If you don't have any fans yet, you can hire beta readers (if you must) or ask your writer friends and colleagues if they would be willing to be your beta readers. Folks who are themselves authors or publishing professionals of some kind, like editors or agents, will often agree to do a beta read for free, if they know you and like you. They are doing you a favor, in this case. You owe them one.
But this is a great way to help one another out, to get to know other authors in your genre, or who write about the same topic you do. Offer to be a beta reader— it's a great way to get to know more experienced or more accomplished authors. Plus you get to see their latest work for free. (See? It really is a good deal for your fans!)
If someone takes you up on the offer—now what? You'll read the book, of course, but what is an author hoping to get from a beta reader?
Here are five, maybe six, questions to ask yourself as a beta reader, or to ask your beta readers:
- What worked well in this story? Or in nonfiction, what part of it was most compelling? Generalities are good, but it is even better if you can point to particular passages, and tell the author "In this scene the story really came alive," or "in this paragraph you really convinced me."
- Where did I lose track of the story or the line of reasoning? Is there anyplace where the writing seemed confused or confusing? In this case, it is especially important to be able to tell the reader exactly where their writing went off the rails. Or as exactly as you can; sometimes it isn't obvious. Don't over-analyze this or try to play George Scithers, just trust your instincts. At one point you were enjoying the book, and later, you weren't able to anymore. At least identify the window in which that shift happened: this half of the chapter, or that section of the book. This is where you earn your free copy of the book. Even though the book is supposed to be finished with the editing process by the time you get to it, if the actual audience for the book points out someplace that the book doesn't work, it isn't too late to fix it before it is actually launched. That's why beta readers are valuable. That's why beta readers ought to be drawn from your actual audience.
- What three adjectives best describe this book, overall? The author can use these adjectives from beta readers in the promotional blurbs for the book, either as a pool of descriptors to draw from that the readers will find accurate, or as advance praise for the book: "readers agree, this book is __".

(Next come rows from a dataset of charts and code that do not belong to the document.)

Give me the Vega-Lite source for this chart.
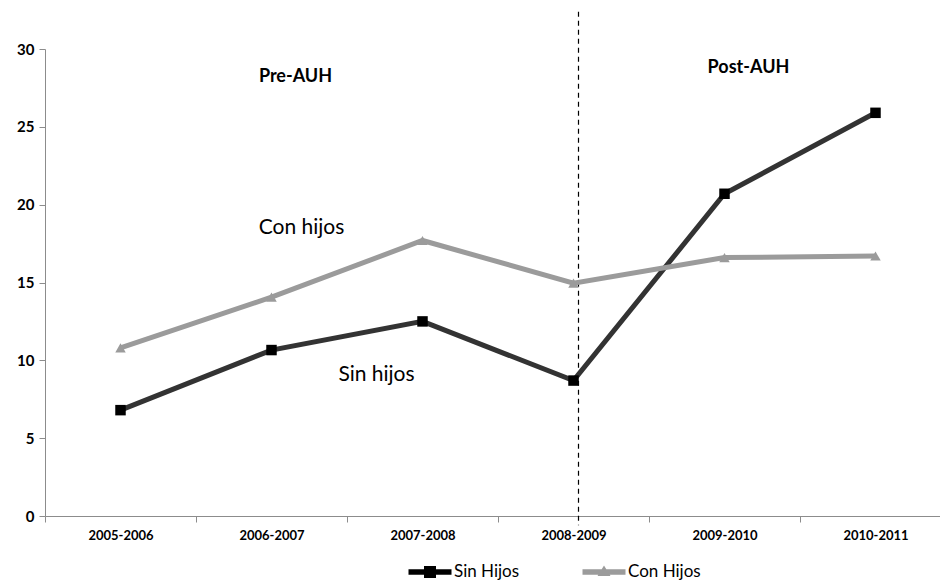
{
  "$schema": "https://vega.github.io/schema/vega-lite/v6.json",
  "autosize": "none",
  "width": 895,
  "height": 467,
  "padding": {"left": 45, "top": 49, "right": 0, "bottom": 69},
  "background": "white",
  "config": {
    "view": {"stroke": null},
    "font": "Lato",
    "axis": {"grid": false, "domainColor": "#8c8c8c", "tickColor": "#8c8c8c", "labelColor": "#000", "labelFont": "Lato", "labelFontWeight": "bold"}
  },
  "datasets": {
    "series": [
      {"period": "2005-2006", "serie": "Sin Hijos", "value": 6.8},
      {"period": "2006-2007", "serie": "Sin Hijos", "value": 10.66},
      {"period": "2007-2008", "serie": "Sin Hijos", "value": 12.5},
      {"period": "2008-2009", "serie": "Sin Hijos", "value": 8.7},
      {"period": "2009-2010", "serie": "Sin Hijos", "value": 20.7},
      {"period": "2010-2011", "serie": "Sin Hijos", "value": 25.9},
      {"period": "2005-2006", "serie": "Con Hijos", "value": 10.8},
      {"period": "2006-2007", "serie": "Con Hijos", "value": 14.06},
      {"period": "2007-2008", "serie": "Con Hijos", "value": 17.7},
      {"period": "2008-2009", "serie": "Con Hijos", "value": 14.96},
      {"period": "2009-2010", "serie": "Con Hijos", "value": 16.6},
      {"period": "2010-2011", "serie": "Con Hijos", "value": 16.7}
    ]
  },
  "layer": [
    {
      "data": {"values": [{"period": "2008-2009", "top": 32.4, "bottom": -0.6}]},
      "mark": {"type": "rule", "strokeDash": [5, 4], "color": "#000", "strokeWidth": 1.2, "xOffset": 5, "clip": false},
      "encoding": {
        "x": {"field": "period", "type": "nominal"},
        "y": {"field": "top", "type": "quantitative"},
        "y2": {"field": "bottom"}
      }
    },
    {
      "data": {"name": "series"},
      "mark": {"type": "line", "strokeWidth": 5},
      "encoding": {
        "x": {
          "field": "period", "type": "nominal", "sort": null,
          "scale": {"type": "band", "range": [0, 906], "paddingInner": 0, "paddingOuter": 0},
          "axis": {"title": null, "labelAngle": 0, "labelAlign": "center", "labelFontSize": 13, "tickBand": "extent", "tickSize": 6, "labelPadding": 13}
        },
        "y": {
          "field": "value", "type": "quantitative",
          "scale": {"domain": [0, 30]},
          "axis": {"title": null, "values": [0, 5, 10, 15, 20, 25, 30], "labelFontSize": 15, "tickSize": 6, "labelPadding": 5}
        },
        "color": {
          "field": "serie", "type": "nominal",
          "scale": {"domain": ["Sin Hijos", "Con Hijos"], "range": ["#333333", "#9b9b9b"]},
          "legend": {
            "title": null,
            "orient": "none",
            "legendX": 375,
            "legendY": 513,
            "padding": 0,
            "direction": "horizontal",
            "labelFontSize": 17,
            "labelFont": "Lato",
            "labelColor": "#000",
            "labelBaseline": "middle",
            "labelLimit": 300,
            "symbolSize": 400,
            "columnPadding": 62,
            "labelOffset": 14,
            "symbolStrokeWidth": 0,
            "encode": {
              "labels": {"update": {"fontSize": {"value": 17}}},
              "symbols": {
                "update": {
                  "shape": {"signal": "datum.value == 'Sin Hijos' ? 'M-2.15,-0.28H2.15V0.28H-2.15Z M-0.6,-0.6H0.6V0.6H-0.6Z' : 'M-2.15,-0.28H2.15V0.28H-2.15Z M-0.65,0.4L0,-0.65L0.65,0.4Z'"},
                  "fill": {"signal": "datum.value == 'Sin Hijos' ? '#000000' : '#9b9b9b'"},
                  "strokeWidth": {"value": 0}
                }
              }
            }
          }
        }
      }
    },
    {
      "data": {"name": "series"},
      "mark": {"type": "point", "filled": true, "opacity": 1, "size": 110},
      "encoding": {
        "x": {"field": "period", "type": "nominal", "sort": null},
        "y": {"field": "value", "type": "quantitative"},
        "shape": {"field": "serie", "type": "nominal", "scale": {"domain": ["Sin Hijos", "Con Hijos"], "range": ["square", "triangle-up"]}, "legend": null},
        "color": {"field": "serie", "type": "nominal", "scale": {"domain": ["Sin Hijos", "Con Hijos"], "range": ["#000000", "#9b9b9b"]}, "legend": null}
      }
    },
    {
      "data": {"values": [{"period": "2006-2007", "value": 28.2, "label": "Pre-AUH"}, {"period": "2009-2010", "value": 28.8, "label": "Post-AUH"}]},
      "mark": {"type": "text", "fontSize": 18, "fontWeight": "bold", "font": "Lato", "color": "#000", "dx": 24},
      "encoding": {
        "x": {"field": "period", "type": "nominal"},
        "y": {"field": "value", "type": "quantitative"},
        "text": {"field": "label"}
      }
    },
    {
      "data": {"values": [{"period": "2006-2007", "value": 18.5, "label": "Con hijos"}]},
      "mark": {"type": "text", "fontSize": 21, "font": "Lato", "color": "#000", "dx": 30},
      "encoding": {
        "x": {"field": "period", "type": "nominal"},
        "y": {"field": "value", "type": "quantitative"},
        "text": {"field": "label"}
      }
    },
    {
      "data": {"values": [{"period": "2007-2008", "value": 9.05, "label": "Sin hijos"}]},
      "mark": {"type": "text", "fontSize": 21, "font": "Lato", "color": "#000", "dx": -46},
      "encoding": {
        "x": {"field": "period", "type": "nominal"},
        "y": {"field": "value", "type": "quantitative"},
        "text": {"field": "label"}
      }
    }
  ],
  "resolve": {"scale": {"color": "independent"}}
}
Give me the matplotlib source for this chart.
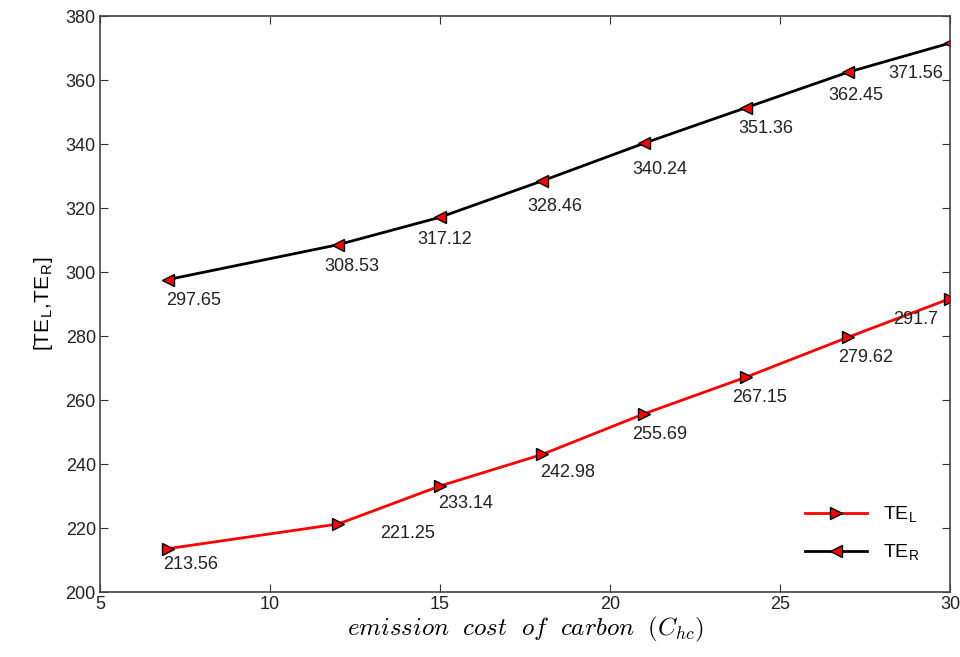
import matplotlib.pyplot as plt

# data
cost = [7, 12, 15, 18, 21, 24, 27, 30]
te_l = [213.56, 221.25, 233.14, 242.98, 255.69, 267.15, 279.62, 291.7]
te_r = [297.65, 308.53, 317.12, 328.46, 340.24, 351.36, 362.45, 371.56]
lab_l = ['213.56', '221.25', '233.14', '242.98', '255.69', '267.15', '279.62', '291.7']
lab_r = ['297.65', '308.53', '317.12', '328.46', '340.24', '351.36', '362.45', '371.56']

# label offsets in pixels (dx right, dy down)
off_l = [(23, 16), (70, 9), (26, 18), (26, 18), (16, 21), (14, 20), (18, 20), (-34, 21)]
off_r = [(26, 21), (14, 22), (5, 22), (13, 26), (16, 26), (20, 21), (8, 23), (-34, 30)]

plt.rcParams['font.family'] = ['Liberation Sans', 'DejaVu Sans']
plt.rcParams['mathtext.fontset'] = 'cm'

fig = plt.figure(figsize=(9.6, 6.57), dpi=100)
ax = fig.add_axes([0.1042, 0.0989, 0.8854, 0.8767])

ax.plot(cost, te_l, color='red', lw=2, marker='>', ms=8, mfc='red', mec='black',
        mew=1.0, label=r'TE$_\mathregular{L}$')
ax.plot(cost, te_r, color='black', lw=2, marker='<', ms=8, mfc='red', mec='black',
        mew=1.0, label=r'TE$_\mathregular{R}$')

for x, y, s, (dx, dy) in zip(cost, te_l, lab_l, off_l):
    ax.annotate(s, (x, y), xytext=(dx * 0.72, -dy * 0.72), textcoords='offset points',
                ha='center', va='center', fontsize=13, color='#222222')
for x, y, s, (dx, dy) in zip(cost, te_r, lab_r, off_r):
    ax.annotate(s, (x, y), xytext=(dx * 0.72, -dy * 0.72), textcoords='offset points',
                ha='center', va='center', fontsize=13, color='#222222')

ax.set_xlim(5, 30)
ax.set_ylim(200, 380)
ax.set_xticks([5, 10, 15, 20, 25, 30])
ax.set_yticks(range(200, 381, 20))
ax.tick_params(direction='in', top=True, right=True, labelsize=13, length=6,
               colors='#333333', labelcolor='#222222', pad=3)
for sp in ax.spines.values():
    sp.set_color('#444444')
    sp.set_linewidth(1.2)

ax.set_xlabel(r'$emission\ \ cost\ \ of\ \ carbon\ \ (C_{hc})$', fontsize=18, labelpad=1)
ax.set_ylabel(r'[TE$_\mathregular{L}$,TE$_\mathregular{R}$]', fontsize=15, labelpad=8)

ax.legend(loc='lower right', frameon=False, fontsize=14, handlelength=3.2,
          bbox_to_anchor=(0.985, 0.02), labelspacing=0.9)

fig.savefig('out.png', dpi=100)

- What three adjectives best describe the author's voice in this book? This is more personal feedback. Sure, it can be used in the same way as the book adjectives, but it can also help the author develop their distinctive voice. Many authors are surprised to hear their readers identify specific attributes of the way they sound in their writing; those insights can be profoundly encouraging, motivating, surprising, revealing. As long as you are not insulting, it's all good.
- After finishing the book and writing your answers to these other questions, what stands out most in your memory, about this book? Usually, the most memorable parts are where you connected most deeply and effectively with your reader, whether you're writing fiction or nonfiction. Reflect on why those things were so memorable to your readers. Can you catch that lightning in a bottle over and over? There is nothing more valuable to ponder.
- Bonus Question: Who do you think would love this book? You can ask this as a generality as you are refining your understanding of your target audience, or you can make it specific: ask for a name and email address of someone whom your beta reader believes will love your book. In exchange, you send that lucky person a free, autographed copy of the book, and credit your beta reader for the gift!
A good beta reader's referral creates a triple-win scenario: their friend gets a free book (one that they will very likely enjoy), the beta reader gets credit for being the source of a valuable gift, and the author grows their fanbase and email list! Sure, it's the very definition of slow, incremental growth. But it is also "word of mouth" made strategic and measurable.
And with any luck, that new reader might become a fan of your work in general, and a beta reader in their own right!